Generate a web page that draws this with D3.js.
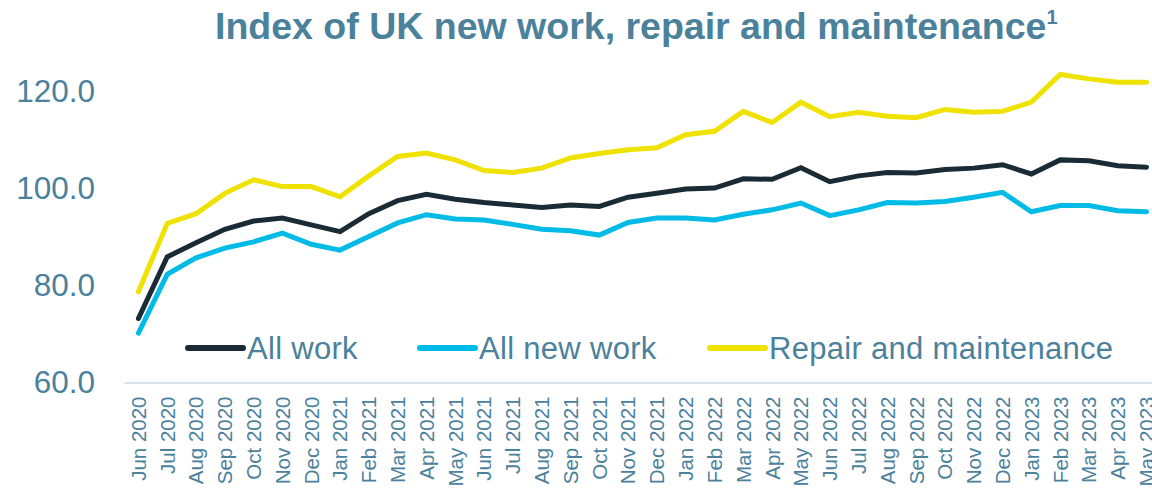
<!DOCTYPE html>
<html>
<head>
<meta charset="utf-8">
<script src="https://cdn.jsdelivr.net/npm/d3@7"></script>
<style>
  html, body { margin: 0; padding: 0; background: #ffffff; }
  svg { display: block; font-family: "Liberation Sans", Arial, sans-serif; }
</style>
</head>
<body>
<svg id="chart" width="1152" height="488"></svg>
<script>
const months = ["Jun 2020","Jul 2020","Aug 2020","Sep 2020","Oct 2020","Nov 2020","Dec 2020",
  "Jan 2021","Feb 2021","Mar 2021","Apr 2021","May 2021","Jun 2021","Jul 2021","Aug 2021","Sep 2021","Oct 2021","Nov 2021","Dec 2021",
  "Jan 2022","Feb 2022","Mar 2022","Apr 2022","May 2022","Jun 2022","Jul 2022","Aug 2022","Sep 2022","Oct 2022","Nov 2022","Dec 2022",
  "Jan 2023","Feb 2023","Mar 2023","Apr 2023","May 2023"];

const allWork = [73.2, 85.9, 88.8, 91.6, 93.3, 93.9, 92.5, 91.1, 94.8, 97.5, 98.8, 97.8,
  97.1, 96.6, 96.1, 96.6, 96.3, 98.2, 99.0, 99.9, 100.1, 102.0, 101.9, 104.3,
  101.4, 102.6, 103.3, 103.2, 103.9, 104.2, 104.9, 103.0, 105.9, 105.7, 104.7, 104.4];

const allNewWork = [70.2, 82.3, 85.7, 87.7, 89.0, 90.8, 88.5, 87.3, 90.1, 92.9, 94.6, 93.7,
  93.5, 92.6, 91.6, 91.3, 90.4, 93.0, 93.9, 93.9, 93.5, 94.7, 95.6, 97.0,
  94.4, 95.6, 97.1, 97.0, 97.3, 98.2, 99.2, 95.2, 96.5, 96.5, 95.4, 95.2];

const repair = [78.7, 92.8, 94.8, 99.0, 101.8, 100.4, 100.4, 98.3, 102.6, 106.6, 107.3, 105.9,
  103.7, 103.3, 104.2, 106.3, 107.2, 108.0, 108.4, 111.1, 111.8, 115.9, 113.6, 117.8,
  114.8, 115.7, 114.9, 114.6, 116.3, 115.7, 115.9, 117.8, 123.5, 122.6, 121.9, 121.9];

const yTicks = [60, 80, 100, 120];

const seriesNames = ["All work", "All new work", "Repair and maintenance"];
const seriesColors = ["#1b2b35", "#00bbe6", "#f0e200"];
const seriesData = [allWork, allNewWork, repair];

const textColor = "#4b819b";

const svg = d3.select("#chart");

const x = d3.scaleBand().domain(months).range([124, 1161]).paddingInner(0).paddingOuter(0);
const y = d3.scaleLinear().domain([60, 120]).range([382.5, 91.5]);

// Title
const title = svg.append("text")
  .attr("x", 215).attr("y", 39)
  .attr("text-anchor", "start")
  .attr("fill", textColor)
  .attr("font-weight", "bold")
  .attr("font-size", 37.5)
  .text("Index of UK new work, repair and maintenance");
title.append("tspan")
  .attr("font-size", 20)
  .attr("dy", -15)
  .text("1");

// Y axis (labels only)
const yAxis = d3.axisLeft(y).tickValues(yTicks).tickSize(0).tickPadding(0).tickFormat(d3.format(".1f"));
const yg = svg.append("g").attr("transform", "translate(95,0)").call(yAxis);
yg.select(".domain").remove();
yg.selectAll("text")
  .attr("fill", textColor)
  .attr("font-size", 31.5)
  .attr("font-family", "Liberation Sans, Arial, sans-serif");

// X axis
const xAxis = d3.axisBottom(x).tickSize(0).tickPadding(0);
const xg = svg.append("g").attr("transform", `translate(0,${y(60)})`).call(xAxis);
xg.select(".domain")
  .attr("stroke", "#d8e4ee")
  .attr("stroke-width", 2);
xg.selectAll("text")
  .attr("fill", textColor)
  .attr("font-size", 20.5)
  .attr("font-family", "Liberation Sans, Arial, sans-serif")
  .attr("text-anchor", "end")
  .attr("transform", "translate(0,14) rotate(-90)")
  .attr("x", 0)
  .attr("y", 0)
  .attr("dy", "0.36em");

// Lines
const line = d3.line()
  .x((d, i) => x(months[i]) + x.bandwidth() / 2)
  .y(d => y(d));

seriesData.forEach((data, k) => {
  svg.append("path")
    .datum(data)
    .attr("fill", "none")
    .attr("stroke", seriesColors[k])
    .attr("stroke-width", 5)
    .attr("stroke-linejoin", "miter")
    .attr("stroke-linecap", "round")
    .attr("d", line);
});

// Legend
const legendX = [188, 420, 710];
const legend = svg.append("g");
seriesNames.forEach((name, k) => {
  const g = legend.append("g").attr("transform", `translate(${legendX[k]},348)`);
  g.append("line")
    .attr("x1", 0).attr("x2", 55)
    .attr("y1", 0).attr("y2", 0)
    .attr("stroke", seriesColors[k])
    .attr("stroke-width", 6)
    .attr("stroke-linecap", "round");
  g.append("text")
    .attr("x", 59).attr("y", 10.5)
    .attr("fill", textColor)
    .attr("font-size", 31)
    .attr("letter-spacing", 0.3)
    .text(name);
});
</script>
</body>
</html>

• • • •

**GIVEN PROBLEM**.
Repeat the data above exactly, but not the pictures.

**ANSWER**.
Generate a web page that draws this with D3.js.
<!DOCTYPE html>
<html>
<head>
<meta charset="utf-8">
<script src="https://cdn.jsdelivr.net/npm/d3@7"></script>
<style>
  html, body { margin: 0; padding: 0; background: #ffffff; }
  svg { display: block; font-family: "Liberation Sans", Arial, sans-serif; }
</style>
</head>
<body>
<svg id="chart" width="1152" height="488"></svg>
<script>
const months = ["Jun 2020","Jul 2020","Aug 2020","Sep 2020","Oct 2020","Nov 2020","Dec 2020",
  "Jan 2021","Feb 2021","Mar 2021","Apr 2021","May 2021","Jun 2021","Jul 2021","Aug 2021","Sep 2021","Oct 2021","Nov 2021","Dec 2021",
  "Jan 2022","Feb 2022","Mar 2022","Apr 2022","May 2022","Jun 2022","Jul 2022","Aug 2022","Sep 2022","Oct 2022","Nov 2022","Dec 2022",
  "Jan 2023","Feb 2023","Mar 2023","Apr 2023","May 2023"];

const allWork = [73.2, 85.9, 88.8, 91.6, 93.3, 93.9, 92.5, 91.1, 94.8, 97.5, 98.8, 97.8,
  97.1, 96.6, 96.1, 96.6, 96.3, 98.2, 99.0, 99.9, 100.1, 102.0, 101.9, 104.3,
  101.4, 102.6, 103.3, 103.2, 103.9, 104.2, 104.9, 103.0, 105.9, 105.7, 104.7, 104.4];

const allNewWork = [70.2, 82.3, 85.7, 87.7, 89.0, 90.8, 88.5, 87.3, 90.1, 92.9, 94.6, 93.7,
  93.5, 92.6, 91.6, 91.3, 90.4, 93.0, 93.9, 93.9, 93.5, 94.7, 95.6, 97.0,
  94.4, 95.6, 97.1, 97.0, 97.3, 98.2, 99.2, 95.2, 96.5, 96.5, 95.4, 95.2];

const repair = [78.7, 92.8, 94.8, 99.0, 101.8, 100.4, 100.4, 98.3, 102.6, 106.6, 107.3, 105.9,
  103.7, 103.3, 104.2, 106.3, 107.2, 108.0, 108.4, 111.1, 111.8, 115.9, 113.6, 117.8,
  114.8, 115.7, 114.9, 114.6, 116.3, 115.7, 115.9, 117.8, 123.5, 122.6, 121.9, 121.9];

const yTicks = [60, 80, 100, 120];

const seriesNames = ["All work", "All new work", "Repair and maintenance"];
const seriesColors = ["#1b2b35", "#00bbe6", "#f0e200"];
const seriesData = [allWork, allNewWork, repair];

const textColor = "#4b819b";

const svg = d3.select("#chart");

const x = d3.scaleBand().domain(months).range([124, 1161]).paddingInner(0).paddingOuter(0);
const y = d3.scaleLinear().domain([60, 120]).range([382.5, 91.5]);

// Title
const title = svg.append("text")
  .attr("x", 215).attr("y", 39)
  .attr("text-anchor", "start")
  .attr("fill", textColor)
  .attr("font-weight", "bold")
  .attr("font-size", 37.5)
  .text("Index of UK new work, repair and maintenance");
title.append("tspan")
  .attr("font-size", 20)
  .attr("dy", -15)
  .text("1");

// Y axis (labels only)
const yAxis = d3.axisLeft(y).tickValues(yTicks).tickSize(0).tickPadding(0).tickFormat(d3.format(".1f"));
const yg = svg.append("g").attr("transform", "translate(95,0)").call(yAxis);
yg.select(".domain").remove();
yg.selectAll("text")
  .attr("fill", textColor)
  .attr("font-size", 31.5)
  .attr("font-family", "Liberation Sans, Arial, sans-serif");

// X axis
const xAxis = d3.axisBottom(x).tickSize(0).tickPadding(0);
const xg = svg.append("g").attr("transform", `translate(0,${y(60)})`).call(xAxis);
xg.select(".domain")
  .attr("stroke", "#d8e4ee")
  .attr("stroke-width", 2);
xg.selectAll("text")
  .attr("fill", textColor)
  .attr("font-size", 20.5)
  .attr("font-family", "Liberation Sans, Arial, sans-serif")
  .attr("text-anchor", "end")
  .attr("transform", "translate(0,14) rotate(-90)")
  .attr("x", 0)
  .attr("y", 0)
  .attr("dy", "0.36em");

// Lines
const line = d3.line()
  .x((d, i) => x(months[i]) + x.bandwidth() / 2)
  .y(d => y(d));

seriesData.forEach((data, k) => {
  svg.append("path")
    .datum(data)
    .attr("fill", "none")
    .attr("stroke", seriesColors[k])
    .attr("stroke-width", 5)
    .attr("stroke-linejoin", "miter")
    .attr("stroke-linecap", "round")
    .attr("d", line);
});

// Legend
const legendX = [188, 420, 710];
const legend = svg.append("g");
seriesNames.forEach((name, k) => {
  const g = legend.append("g").attr("transform", `translate(${legendX[k]},348)`);
  g.append("line")
    .attr("x1", 0).attr("x2", 55)
    .attr("y1", 0).attr("y2", 0)
    .attr("stroke", seriesColors[k])
    .attr("stroke-width", 6)
    .attr("stroke-linecap", "round");
  g.append("text")
    .attr("x", 59).attr("y", 10.5)
    .attr("fill", textColor)
    .attr("font-size", 31)
    .attr("letter-spacing", 0.3)
    .text(name);
});
</script>
</body>
</html>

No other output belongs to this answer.